Addressing the media in Accra on Wednesday, the BoG indicated that preliminary fiscal data for January to September 2014, indicate that both revenue and expenditure were below their respective targets for the period. The shortfall in revenue was, however, lower than the shortfall in expenditure.

Total revenue and grants realized was GH˘17.7 billion (15.4% of GDP) falling short of the target of GH˘18.4 billion (16% of GDP).

The shortfall in government receipts was partly due to lower import volumes, decline in commodity prices, particularly gold on the world market, and the slowdown in economic activity arising from energy challenges.

Total expenditure, including payments made for the clearance of arrears and outstanding commitments was GH˘24.4 billion (21.3% of GDP) compared with the budgeted ceiling of GH˘25.8 billion (22.5% of GDP).
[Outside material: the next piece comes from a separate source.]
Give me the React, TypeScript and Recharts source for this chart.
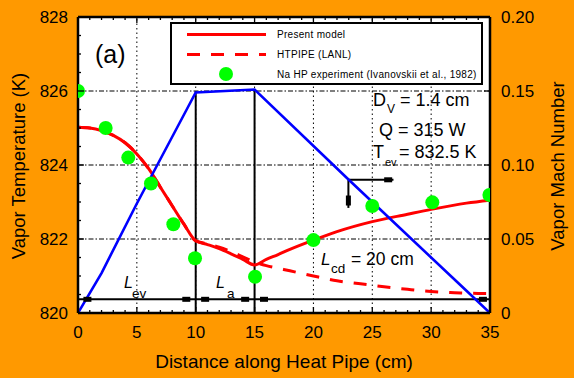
import React from 'react';
import {
  ComposedChart,
  Line,
  Scatter,
  XAxis,
  YAxis,
  ReferenceLine,
  CartesianGrid,
} from 'recharts';

const FONT = '"Liberation Sans", Arial, Helvetica, sans-serif';

// ---- data ----
const modelDistance = [0, 1, 2, 3, 4, 5, 6, 7, 8, 9, 10, 11, 12, 13, 14, 15, 16, 17, 18, 20, 22, 25, 28, 30, 33, 35];
const presentModelT = [825.02, 825.0, 824.93, 824.8, 824.6, 824.3, 823.9, 823.4, 822.9, 822.4, 821.95, 821.85, 821.74, 821.6, 821.45, 821.3, 821.45, 821.58, 821.72, 821.97, 822.2, 822.47, 822.67, 822.8, 822.97, 823.05];

const htpipeDistance = [0, 1, 2, 3, 4, 5, 6, 7, 8, 9, 10, 11, 12, 13, 14, 15, 16, 17, 18, 19, 20, 22, 24, 26, 28, 30, 32, 34, 35];
const htpipeT = [825.02, 825.0, 824.93, 824.8, 824.6, 824.3, 823.9, 823.4, 822.9, 822.4, 821.95, 821.87, 821.78, 821.66, 821.52, 821.38, 821.28, 821.21, 821.14, 821.07, 821.0, 820.87, 820.79, 820.71, 820.64, 820.58, 820.55, 820.53, 820.53];

const machDistance = [0, 2, 5, 9.2, 10, 15, 23, 33, 35];
const machNumber = [0, 0.027, 0.074, 0.137, 0.149, 0.151, 0.09, 0.015, 0];

const expDistance = [0, 2.35, 4.27, 6.2, 8.1, 9.94, 15.04, 20, 25, 30.1, 34.95];
const expT = [826.0, 825.0, 824.2, 823.5, 822.4, 821.48, 820.98, 821.97, 822.89, 822.99, 823.19];

// section boundaries (evaporator / adiabatic / condenser)
const sectionBounds = [10, 15];
const sectionTopT = [826.0, 826.05];
const dimensionLineT = 820.37;
const dimensionArrowX = [0.8, 9.2, 10.8, 14.2, 15.8, 34.4];

// axis indicator arrow for the Mach curve
const indicatorStart = { x: 22.97, y: 0.09 };
const indicatorRightEnd = 26.8;
const indicatorDownEnd = 0.071;

// ticks
const xTicks = Array.from({ length: 36 }, (_, i) => i);
const xMajor = [0, 5, 10, 15, 20, 25, 30, 35];
const tTicks = Array.from({ length: 17 }, (_, i) => 820 + i * 0.5);
const machTicks = [0, 0.05, 0.1, 0.15, 0.2];
const gridX = [5, 10, 15, 20, 25, 30];
const gridT = [822, 824, 826];

// ---- layout ----
const W = 574;
const H = 378;
const LEFT_W = 78;
const RIGHT_W = 84;
const TOP_H = 17;
const BOTTOM_H = 65;
const PLOT_W = W - LEFT_W - RIGHT_W;
const PLOT_H = H - TOP_H - BOTTOM_H;

const BottomTick = (p: any) => {
  const v = p.payload.value;
  const major = xMajor.includes(v);
  return (
    <g>
      {v > 0 && v < 35 && (
        <line x1={p.x} x2={p.x} y1={p.y} y2={p.y - (major ? 6 : 3)} stroke="#000" strokeWidth={1.3} />
      )}
      {major && (
        <text x={p.x} y={p.y + 25} textAnchor="middle" fontSize={17} fontFamily={FONT} fill="#000">
          {v}
        </text>
      )}
    </g>
  );
};

const TopTick = (p: any) => {
  const v = p.payload.value;
  const major = xMajor.includes(v);
  if (v <= 0 || v >= 35) return <g />;
  return <line x1={p.x} x2={p.x} y1={p.y} y2={p.y + (major ? 6 : 3)} stroke="#000" strokeWidth={1.3} />;
};

const LeftTick = (p: any) => {
  const v = p.payload.value;
  const major = Math.abs(v - Math.round(v / 2) * 2) < 1e-6;
  return (
    <g>
      {v > 820 && v < 828 && (
        <line x1={p.x} x2={p.x + (major ? 6 : 3)} y1={p.y} y2={p.y} stroke="#000" strokeWidth={1.3} />
      )}
      {major && (
        <text x={p.x - 10} y={p.y + 6} textAnchor="end" fontSize={17} fontFamily={FONT} fill="#000">
          {v}
        </text>
      )}
    </g>
  );
};

const fmtMach = (v: number) => (v === 0 ? '0' : v.toFixed(2));

const RightTick = (p: any) => {
  const v = p.payload.value;
  return (
    <g>
      {v > 0 && v < 0.2 && <line x1={p.x} x2={p.x - 6} y1={p.y} y2={p.y} stroke="#000" strokeWidth={1.3} />}
      <text x={p.x + 11} y={p.y + 6} textAnchor="start" fontSize={17} fontFamily={FONT} fill="#000">
        {fmtMach(v)}
      </text>
    </g>
  );
};

// experiment marker, clipped to the plotting area like in the original
const GreenDot = (p: any) => {
  const id = 'expClip' + p.index;
  return (
    <g key={'exp' + p.index}>
      <defs>
        <clipPath id={id}>
          <rect x={LEFT_W} y={TOP_H} width={PLOT_W} height={PLOT_H} />
        </clipPath>
      </defs>
      <circle cx={p.cx} cy={p.cy} r={7} fill="#00FF00" stroke="none" clipPath={`url(#${id})`} />
    </g>
  );
};
const ArrowHeadH = (p: any) => <rect x={p.cx - 4} y={p.cy - 2.5} width={8} height={5} fill="#000" />;
const ArrowHeadV = (p: any) => <rect x={p.cx - 2.5} y={p.cy - 5} width={5} height={10} fill="#000" />;

export default function App() {
  const modelData = modelDistance.map((x, i) => ({ x, y: presentModelT[i] }));
  const htpipeData = htpipeDistance.map((x, i) => ({ x, y: htpipeT[i] }));
  const machData = machDistance.map((x, i) => ({ x, y: machNumber[i] }));
  const expData = expDistance.map((x, i) => ({ x, y: expT[i] }));
  const dimArrowData = dimensionArrowX.map((x) => ({ x, y: dimensionLineT }));
  const indicatorHeadH = [{ x: indicatorRightEnd - 0.45, y: indicatorStart.y }];
  const indicatorHeadV = [{ x: indicatorStart.x, y: indicatorDownEnd + 0.005 }];

  const axisLine = { stroke: '#000', strokeWidth: 2.5 };

  return (
    <div style={{ position: 'absolute', left: 0, top: 0, width: W, height: H, background: '#FF9900', fontFamily: FONT }}>
      <ComposedChart width={W} height={H} margin={{ top: 0, right: 0, bottom: 0, left: 0 }}>
        <CartesianGrid fill="#FFFFFF" fillOpacity={1} horizontal={false} vertical={false} stroke="none" />
        <XAxis
          dataKey="x"
          type="number"
          domain={[0, 35]}
          ticks={xTicks}
          interval={0}
          height={BOTTOM_H}
          tickSize={0}
          tickMargin={0}
          tick={BottomTick}
          axisLine={axisLine}
          allowDataOverflow
        />
        <XAxis
          xAxisId="top"
          orientation="top"
          dataKey="x"
          type="number"
          domain={[0, 35]}
          ticks={xTicks}
          interval={0}
          height={TOP_H}
          tickSize={0}
          tickMargin={0}
          tick={TopTick}
          axisLine={axisLine}
          allowDataOverflow
        />
        <YAxis
          dataKey="y"
          type="number"
          domain={[820, 828]}
          ticks={tTicks}
          interval={0}
          width={LEFT_W}
          tickSize={0}
          tickMargin={0}
          tick={LeftTick}
          axisLine={axisLine}
          allowDataOverflow
        />
        <YAxis
          yAxisId="mach"
          orientation="right"
          dataKey="y"
          type="number"
          domain={[0, 0.2]}
          ticks={machTicks}
          interval={0}
          width={RIGHT_W}
          tickSize={0}
          tickMargin={0}
          tick={RightTick}
          axisLine={axisLine}
          allowDataOverflow
        />

        {gridX.map((g) => (
          <ReferenceLine key={'gx' + g} x={g} stroke="#000" strokeWidth={1} strokeDasharray="1.5 3" />
        ))}
        {gridT.map((g) => (
          <ReferenceLine key={'gt' + g} y={g} stroke="#000" strokeWidth={1} strokeDasharray="5 2 1.5 2" />
        ))}
        {sectionBounds.map((b, i) => (
          <ReferenceLine
            key={'sb' + b}
            segment={[
              { x: b, y: 820 },
              { x: b, y: sectionTopT[i] },
            ]}
            stroke="#000"
            strokeWidth={2}
          />
        ))}
        <ReferenceLine
          segment={[
            { x: 0, y: dimensionLineT },
            { x: 35, y: dimensionLineT },
          ]}
          stroke="#000"
          strokeWidth={2}
        />
        <ReferenceLine
          yAxisId="mach"
          segment={[
            { x: indicatorStart.x, y: indicatorStart.y },
            { x: indicatorRightEnd, y: indicatorStart.y },
          ]}
          stroke="#000"
          strokeWidth={2}
        />
        <ReferenceLine
          yAxisId="mach"
          segment={[
            { x: indicatorStart.x, y: indicatorStart.y },
            { x: indicatorStart.x, y: indicatorDownEnd },
          ]}
          stroke="#000"
          strokeWidth={2}
        />

        <Line
          data={htpipeData}
          dataKey="y"
          type="monotone"
          stroke="#FF0000"
          strokeWidth={3}
          strokeDasharray="13 11"
          dot={false}
          isAnimationActive={false}
        />
        <Line
          data={modelData}
          dataKey="y"
          type="monotone"
          stroke="#FF0000"
          strokeWidth={3}
          dot={false}
          isAnimationActive={false}
        />
        <Line
          data={machData}
          dataKey="y"
          yAxisId="mach"
          type="linear"
          stroke="#0000FF"
          strokeWidth={2.6}
          dot={false}
          isAnimationActive={false}
        />
        <Line
          data={expData}
          dataKey="y"
          stroke="none"
          strokeWidth={0}
          dot={GreenDot}
          activeDot={false}
          isAnimationActive={false}
        />
        <Scatter data={dimArrowData} dataKey="y" shape={ArrowHeadH} isAnimationActive={false} />
        <Scatter data={indicatorHeadH} dataKey="y" yAxisId="mach" shape={ArrowHeadH} isAnimationActive={false} />
        <Scatter data={indicatorHeadV} dataKey="y" yAxisId="mach" shape={ArrowHeadV} isAnimationActive={false} />
      </ComposedChart>

      <svg
        width={W}
        height={H}
        style={{ position: 'absolute', left: 0, top: 0, pointerEvents: 'none' }}
        fontFamily={FONT}
        fill="#000"
      >
        {/* axis titles */}
        <text x={284} y={368} textAnchor="middle" fontSize={19}>
          Distance along Heat Pipe (cm)
        </text>
        <text transform="translate(25,166) rotate(-90)" textAnchor="middle" fontSize={18.5}>
          Vapor Temperature (K)
        </text>
        <text transform="translate(564,166) rotate(-90)" textAnchor="middle" fontSize={18.5}>
          Vapor Mach Number
        </text>

        {/* legend */}
        <rect x={171} y={23} width={311} height={61} fill="#FFFFFF" stroke="#000" strokeWidth={2} />
        <line x1={187} x2={266} y1={34.5} y2={34.5} stroke="#FF0000" strokeWidth={3} />
        <line x1={187} x2={266} y1={54.5} y2={54.5} stroke="#FF0000" strokeWidth={3} strokeDasharray="13 11" />
        <circle cx={226} cy={74} r={7} fill="#00FF00" />
        <text x={277} y={37.5} fontSize={10} letterSpacing={0.3}>Present model</text>
        <text x={277} y={57.5} fontSize={10} letterSpacing={0.3}>HTPIPE (LANL)</text>
        <text x={277} y={77.5} fontSize={10} letterSpacing={0.3}>Na HP experiment (Ivanovskii et al., 1982)</text>

        {/* panel label */}
        <text x={95} y={63} fontSize={25}>(a)</text>

        {/* parameters */}
        <text x={373} y={106} fontSize={18}>D</text>
        <text x={387} y={113} fontSize={12}>V</text>
        <text x={400} y={106} fontSize={18}>= 1.4 cm</text>
        <text x={379} y={136} fontSize={18}>Q = 315 W</text>
        <text x={373} y={158} fontSize={18}>T</text>
        <text x={385} y={166} fontSize={11}>ev</text>
        <text x={399} y={158} fontSize={18}>= 832.5 K</text>

        {/* section lengths */}
        <text x={124} y={288} fontSize={16} fontStyle="italic">L</text>
        <text x={132} y={298} fontSize={13.5}>ev</text>
        <text x={216} y={288} fontSize={16} fontStyle="italic">L</text>
        <text x={227} y={298} fontSize={13.5}>a</text>
        <text x={321} y={265} fontSize={17} fontStyle="italic">L</text>
        <text x={331} y={273} fontSize={13.5}>cd</text>
        <text x={351} y={265} fontSize={17.5}>= 20 cm</text>
      </svg>
    </div>
  );
}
Compensation of employees summed up to GH˘7.6 billion against a budget target of GH˘8.1 billion. Interest payments also totaled GH˘4.9 billion.

As a result of these developments, the overall budget balance for the review period, registered a deficit of GH˘6.7 billion equivalent to 5.9 per cent of GDP, against a target of 6.4 per cent.

The deficit was financed from external and domestic sources: GH˘4.7 billion and GH˘2 billion from external and domestic sources respectively, according to the MPC report.

At the end of October 2014, gross international reserves stood at US$5.9 billion representing a build-up of US$314.2 million from the end of December 2013, sufficient to provide 3.4 months of import cover. This has since improved to US$6.6 billion as at November 7, 2014 equivalent to 3.8 months of import cover.

Developments in the foreign exchange markets indicate a generally weaker domestic currency in 2014. For the first ten months of the year, the cedi cumulatively depreciated by 31.2 percent against the US dollar in the interbank market, compared to 7.4 percent in the corresponding period last year.

Fitch which placed Ghana’s ‘B’ Issuer Default Ratings (IDR) on Negative Outlook in March 2014, highlighted the deteriorating external and fiscal balances noting the increasing challenge and cost of financing the deficit. A further deterioration in external finances and an erosion of international reserves that jeopardized external financing capacity are ratings sensitivities.